Tuesday, 26 May 2015

Building for Engineers 101

KUBISK Night Stand
After finishing the dining room set for the eldest, it was time to start on the bedroom suite for the youngest. I threw out the question and the design discussion started with a trip to the local furniture stores. They had some general ideas of what they were after, but it was not clear enough for me to sketch anything out. Coming back from the furniture store gave me an idea and it was refined by sifting through hundreds of Google images and emailing ones I thought were close. We finally had a design theme and I had settled in my mind on construction techniques. Then a small casual question came out of nowhere - "Can you cantilever the top?" Wait, what?
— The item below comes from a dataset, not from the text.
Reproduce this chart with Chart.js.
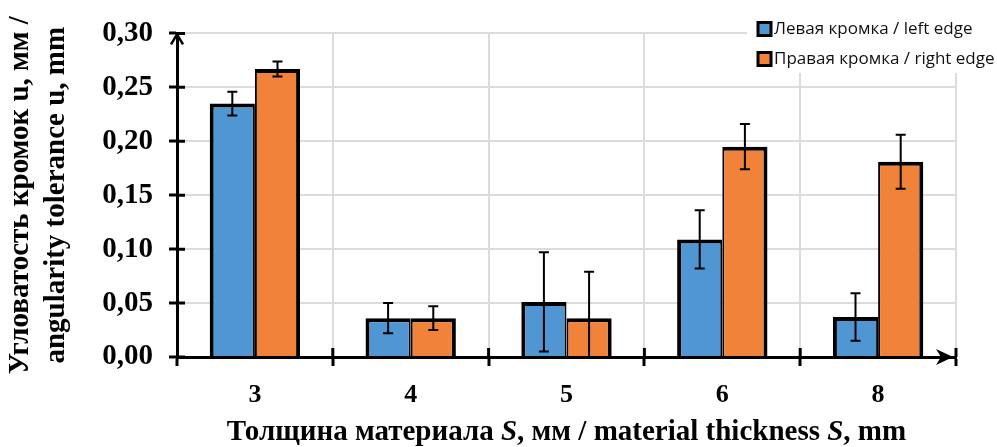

This really should have been no surprise, as we all know, engineers are put together a little different than the rest of us. Being one to never walk away from a challenge I set about designing a cantilevered pair of night stands in the cubic design theme we had chosen.

Metal brackets to support the top, with
slotted holes for top wood movement.

The key challenge obviously was how to support the top and make it as invisible as possible, joining end grain, even with dominos would not be strong enough to support even a short 5/4 cherry top. Enter my friend Joey - the machinist. I went to him with my idea and we designed a bracket that would sit under the top and inset into the side. They showed up a week later and as usual they were perfect, I cleaned them up and painted them black to match the hardware and installed them in the base.

Festool Domino Changes woodworking in small Bedford shop...

A test fit-up with Dominos.
Another test fit-up for the top,
 looks pretty level!

To me this entire bedroom suite project was going to be a big one and I have been thinking about the Festool Domino Tool for a while; this project with its rectilinear joinery suited the domino perfectly so I picked one up.

What do I think of it?

In short, why did I not do this years ago? While traditional mortise & tenon has its place, this type of joinery has no peer. It has clearly picked up where biscuit joiners have left off.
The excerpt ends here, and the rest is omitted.